Belle e buone. Le cene d’artista dei vangeli
Da Cana a Emmaus, da Giotto a Caravaggio, così la storia dell’arte ha raffigurato i pasti di Gesù
«Cene ce n’è» dice un verso di Giancarlo Maiorino. Alludeva, crediamo, alle distrazioni, ai momenti ufficiali, alle cene eleganti che, per quelli che contano, non mancano mai. Sono altre le cose che mancano e che sarebbero più necessarie. Ma anche nella storia della pittura di cene ce n’è. E, poiché la Chiesa è stata nei secoli passati la maggior committente di opere d’arte e di straordinari capolavori, sono tante le cene o comunque i convivi evangelici – necessari in tutti i sensi – che conosciamo, da Cana alla cena in casa di Levi, dal Cenacolo a Emmaus.
Muoviamo dalle Nozze di Cana, 1303-1305, di Giotto, parte del ciclo della Cappella degli Scrovegni a Padova. Muoviamo da Giotto non solo perché la sua è l’opera più antica tra quelle di cui parleremo, ma anche perché è il padre della pittura italiana, come Dante lo è stato della lingua. Cennini diceva che ha tradotto la pittura dal greco in latino, cioè è passato dallo spiritualismo dei Bizantini al concreto realismo dei Romani. È una frase pericolosa, perché si può intendere in senso evoluzionistico come se i Bizantini non fossero anche loro grandi maestri; ma in effetti pochi artisti hanno dimostrato, come Giotto, che il mondo non è fatto di nebbia, come invece diceva Renan. Forse ci voleva un artista che fosse figlio di contadini del Mugello come era Giotto, per farci capire la tremenda concretezza della realtà e della vita. Lo si vede anche nelle Nozze di Cana, con quelle giare in primo piano così colossali e quelle figure, come la sposa vestita di rosso e i vivandieri, che sembrano pesare parecchio ma conservano sempre una assoluta nobiltà.

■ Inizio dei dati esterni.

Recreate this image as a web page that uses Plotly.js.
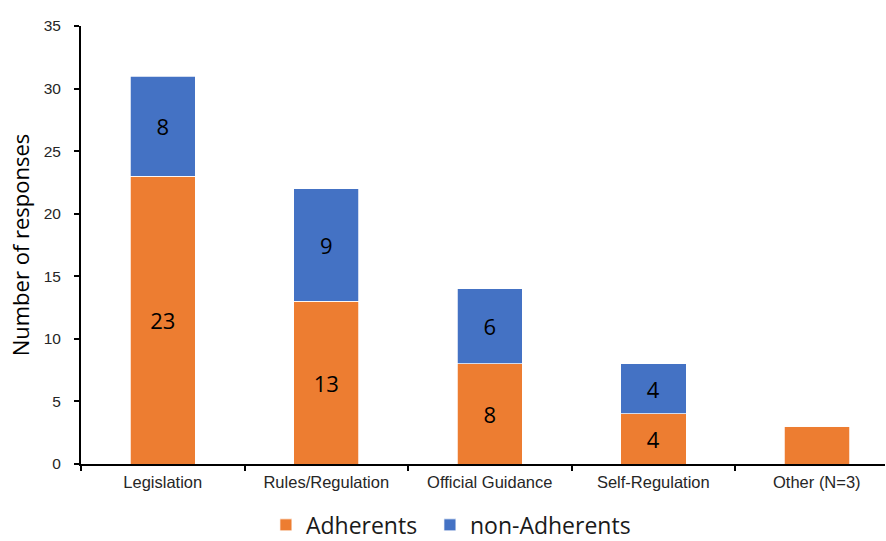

Le giare, però, non sono solo un emblema di volumetria. Secondo alcuni studiosi Giotto in quel periodo era in contatto non solo col discusso Pietro d’Abano, ma soprattutto con Alberto da Padova, che era quasi suo coetaneo e oggi è considerato l’ispiratore dell’intero ciclo degli Scrovegni. Predicatore, lector presso gli Eremitani di Padova, docente alla Sorbona, Alberto da Padova era uno dei teologi più famosi del suo tempo. Era un agostiniano e sapeva bene che sant’Agostino divide la storia in sei grandi momenti: da Adamo a Noè, da Noè ad Abramo, da Abramo a Davide, da Davide alla deportazione degli Ebrei, da questa alla nascita di Cristo, dal Natale al Giudizio Universale. Queste grandi ere corrispondono alle sei fasi della vita dell’uomo. Quando dunque Giotto dà tanta evidenza alle sei giare in primo piano, non lo fa per distrarre l’attenzione da ciò che è più importante. E nemmeno per dare a Morandi, che nascerà quasi sei secoli dopo, qualche motivo di riflessione. Lo fa per suggerire che in quel banchetto è presente misteriosamente tutta la storia dell’uomo, che anch’essa deve essere trasformata, anzi salvata, dall’azione redentrice di Cristo.